I've never understood the attraction to pre-packaged box mixes, particularly when the end result is an easy-to-make cookie or brownie. Isn't making from scratch nearly as simple? Besides, while there are no guarantees in life, it's fairly safe to say that homemade will trump just about anything that originates from a cardboard box.
Or so I thought. A few weeks ago a catalogue from the King Arthur Flour folks fell out of my mailbox. Don't ask why I found myself curious about a new cookie mix the company was featuring, but I did. Maybe it's because I once tried to bake a similar Oreo-like chocolate sandwich cookie recipe (from Los Angeles uber-baker and cookbook author Nancy Silverton), and it didn't work out the way I'd hoped; the recipe was fussy and time-consuming, and the finished product, at least in my rank amateur's hands, wasn't stellar.
But a box mix? Maybe. I logged on, spent about five minutes on the company's website and just two days later it was sitting in my kitchen. That was easy. Turns out, so was making them: I hauled out my trusty mixer and added butter and an egg. Rolling and cutting the dough was a breeze, and the cookies came out of the oven bearing a gently crisp exterior and a nicely chewy interior, with a rich, slightly bittersweet chocolate bite. The icing came together in a snap, and while my finished Rick-eos were far clunkier looking than the ones pictured on the King Arthur box, they tasted as if I'd made them myself, which is how I passed them off (just to be on the safe side, I buried the box at the bottom of the recycling bin). For cheaters, these "homemade" cookies are pretty swell. Downsides? The mix was $9.95, and shipping and handling cost nearly as much, $6.50. That's not cheap for what turned out to be roughly 20 two-inch cookies. We're talking 85 cents per cookie, and that doesn't include the egg and two sticks of butter.
Would I try them again? Sure. This is one box mix that impressed me. I don't know about you, but I look at these pictures and instinctively want to reach for a glass of skim.

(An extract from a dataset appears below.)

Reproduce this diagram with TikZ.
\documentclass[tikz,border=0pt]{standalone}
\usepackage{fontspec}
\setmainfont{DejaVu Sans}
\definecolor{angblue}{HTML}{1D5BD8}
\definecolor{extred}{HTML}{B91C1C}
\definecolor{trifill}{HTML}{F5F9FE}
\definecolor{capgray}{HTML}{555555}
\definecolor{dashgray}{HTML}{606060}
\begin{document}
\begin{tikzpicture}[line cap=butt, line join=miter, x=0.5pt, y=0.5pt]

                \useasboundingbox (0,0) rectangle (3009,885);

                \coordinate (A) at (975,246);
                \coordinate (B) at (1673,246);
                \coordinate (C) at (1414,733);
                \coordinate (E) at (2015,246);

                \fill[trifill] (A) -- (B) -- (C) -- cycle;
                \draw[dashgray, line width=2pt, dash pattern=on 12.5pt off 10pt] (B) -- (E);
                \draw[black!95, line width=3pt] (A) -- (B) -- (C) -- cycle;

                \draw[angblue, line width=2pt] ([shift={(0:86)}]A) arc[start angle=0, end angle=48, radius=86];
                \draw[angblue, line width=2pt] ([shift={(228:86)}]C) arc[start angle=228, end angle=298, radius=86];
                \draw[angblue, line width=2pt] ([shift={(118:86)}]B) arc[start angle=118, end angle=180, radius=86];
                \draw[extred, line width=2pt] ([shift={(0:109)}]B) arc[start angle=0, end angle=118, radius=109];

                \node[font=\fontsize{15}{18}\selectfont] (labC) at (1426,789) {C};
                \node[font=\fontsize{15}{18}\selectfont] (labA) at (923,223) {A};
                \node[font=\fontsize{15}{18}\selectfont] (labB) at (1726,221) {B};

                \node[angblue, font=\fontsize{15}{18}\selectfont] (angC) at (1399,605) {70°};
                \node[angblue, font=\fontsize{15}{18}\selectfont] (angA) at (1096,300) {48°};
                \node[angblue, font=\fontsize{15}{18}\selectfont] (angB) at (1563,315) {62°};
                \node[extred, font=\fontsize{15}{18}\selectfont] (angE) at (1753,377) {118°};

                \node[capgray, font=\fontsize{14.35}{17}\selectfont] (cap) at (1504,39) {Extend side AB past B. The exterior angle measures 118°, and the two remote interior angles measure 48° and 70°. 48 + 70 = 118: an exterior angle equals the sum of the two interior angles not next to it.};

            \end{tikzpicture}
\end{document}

That's one measure of a good cookie.
Unfortunately, not all high-end mixes are created equally. Witness Bouchon Bakery's chocolate-chunk cookie mix. I picked one up at Williams-Sonoma while I was on a recent vacation, thinking it would be an easy sweet to bake in our rental home's kitchen. Certainly less time-consuming than a sidetrip to the supermarket for the flour, granulated sugar, brown sugar, baking soda, vanilla extract and chocolate chips that I wasn't sure was waiting back in that unfamiliar pantry.

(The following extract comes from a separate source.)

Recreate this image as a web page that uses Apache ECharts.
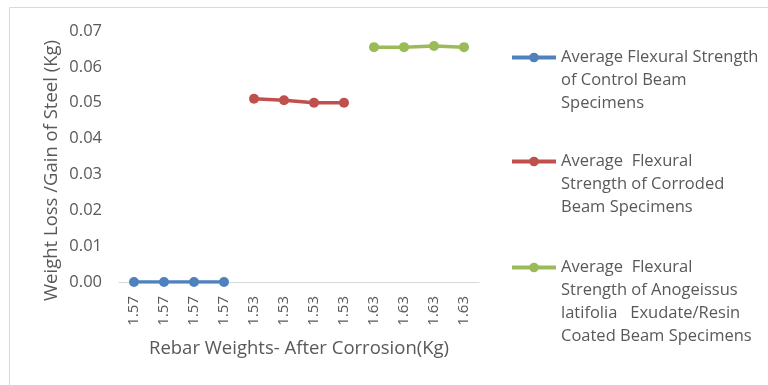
<!DOCTYPE html>
<html>
<head>
<meta charset="utf-8">
<script src="https://cdn.jsdelivr.net/npm/echarts@6/dist/echarts.min.js"></script>
<style>
  html, body { margin: 0; padding: 0; background: #fff; }
  #main { width: 768px; height: 385px; }
</style>
</head>
<body>
<div id="main"></div>
<script>
// 横轴类别
var categories = ["1.57", "1.57", "1.57", "1.57", "1.53", "1.53", "1.53", "1.53", "1.63", "1.63", "1.63", "1.63"]
// 三组数据
var controlData = [0, 0, 0, 0, null, null, null, null, null, null, null, null]
var corrodedData = [null, null, null, null, 0.0511, 0.0507, 0.0500, 0.0500, null, null, null, null]
var coatedData = [null, null, null, null, null, null, null, null, 0.0655, 0.0655, 0.0658, 0.0655]
var seriesNames = [
  "Average Flexural Strength\nof Control Beam\nSpecimens",
  "Average  Flexural\nStrength of Corroded\nBeam Specimens",
  "Average  Flexural\nStrength of Anogeissus\nlatifolia   Exudate/Resin\nCoated Beam Specimens"
]
var colors = ["#4F81BD", "#C0504D", "#9BBB59"]

var font = "Open Sans"
var lh = 23

var chartDom = document.getElementById("main")
var myChart = echarts.init(chartDom)

// 图例文字多行时，让图标对齐第一行：前面补空行
function makeLegend(name, top) {
  var lines = name.split("\n").length
  var pad = new Array(lines).join("\n")
  return {
    data: [name],
    left: 510,
    top: top,
    padding: 0,
    itemWidth: 44,
    itemHeight: 12,
    itemGap: 0,
    lineStyle: { width: 4 },
    formatter: function (n) { return pad + n },
    textStyle: {
      fontFamily: font,
      fontSize: 16.5,
      color: "#595959",
      lineHeight: lh
    }
  }
}

function makeSeries(i, data) {
  return {
    name: seriesNames[i],
    type: "line",
    data: data,
    symbol: "circle",
    symbolSize: 10,
    connectNulls: false,
    lineStyle: { width: 3.5, color: colors[i] },
    itemStyle: { color: colors[i] }
  }
}

var option = {
  animation: false,
  backgroundColor: "#fff",
  graphic: [
    {
      type: "rect",
      shape: { x: 9.5, y: 7.5, width: 770, height: 390 },
      style: { fill: "none", stroke: "#D9D9D9", lineWidth: 1 },
      silent: true
    }
  ],
  legend: [
    makeLegend(seriesNames[0], 0),
    makeLegend(seriesNames[1], 104),
    makeLegend(seriesNames[2], 187)
  ],
  grid: {
    left: 119,
    right: 289,
    top: 31,
    bottom: 103
  },
  xAxis: {
    type: "category",
    data: categories,
    boundaryGap: true,
    name: "Rebar Weights- After Corrosion(Kg)",
    nameLocation: "middle",
    nameGap: 57,
    nameTextStyle: { fontFamily: font, fontSize: 18.5, color: "#595959" },
    axisLine: { lineStyle: { color: "#D9D9D9", width: 1 } },
    axisTick: { show: false },
    axisLabel: {
      rotate: 90,
      interval: 0,
      margin: 14,
      fontFamily: font,
      fontSize: 15,
      color: "#595959"
    },
    splitLine: { show: false }
  },
  yAxis: {
    type: "value",
    min: 0,
    max: 0.07,
    interval: 0.01,
    name: "Weight Loss /Gain of Steel (Kg)",
    nameLocation: "middle",
    nameGap: 58,
    nameTextStyle: {
      fontFamily: font,
      fontSize: 18.5,
      color: "#595959",
      padding: [0, 28, 0, 0]
    },
    axisLine: { show: false },
    axisTick: { show: false },
    splitLine: { show: false },
    axisLabel: {
      fontFamily: font,
      fontSize: 16.5,
      color: "#595959",
      margin: 17,
      formatter: function (v) { return v.toFixed(2) }
    }
  },
  series: [
    makeSeries(0, controlData),
    makeSeries(1, corrodedData),
    makeSeries(2, coatedData)
  ]
}

option && myChart.setOption(option)
</script>
</body>
</html>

The directions were a breeze: Cream the butter, add the dry ingredients and the egg, stir in the chocolate (first-rate Callebaut), bake. No problem. The dough, with its deep brown sugar flavor, was kind of addictive (admit it: you're a dough-eater too). They baked up into thick, golden brown cookies with tons of chocolate -- I like my chocolate chip cookies to be at least half chocolate, if not more, and these totally filled that bill. Funny thing is, as good as they looked and smelled -- and as tasty as that dough was -- when they came out of the oven they were, well, a little bland. Maybe I'd add a shot of vanilla extract next time?
Not that there probably will be a next time. Yes, it was a relatively convenient process. Certainly not as quick as a Pillsbury, Nestle or Mrs. Field's refrigerated or frozen cut-and-bake dough, but let's not pretend that those products could ever pass as homemade. This one definitely could.
The downside is the price. They're a stupidly expensive $18. Yes, eighteen hard-earned dollars, for what is essentially flour, sugar, chocolate and a really attractive, well-designed package. A single box yielded about a dozen 3-inch cookies. That's roughly $1.50 a pop, not including the cost of butter and an egg, making it one convenience food that clearly isn't making a stab at appearing reasonably priced. Heck, don't throw that box away. At those prices, you'll want to capitalize on the cachet of using a Bouchon Bakery/Williams-Sonoma product.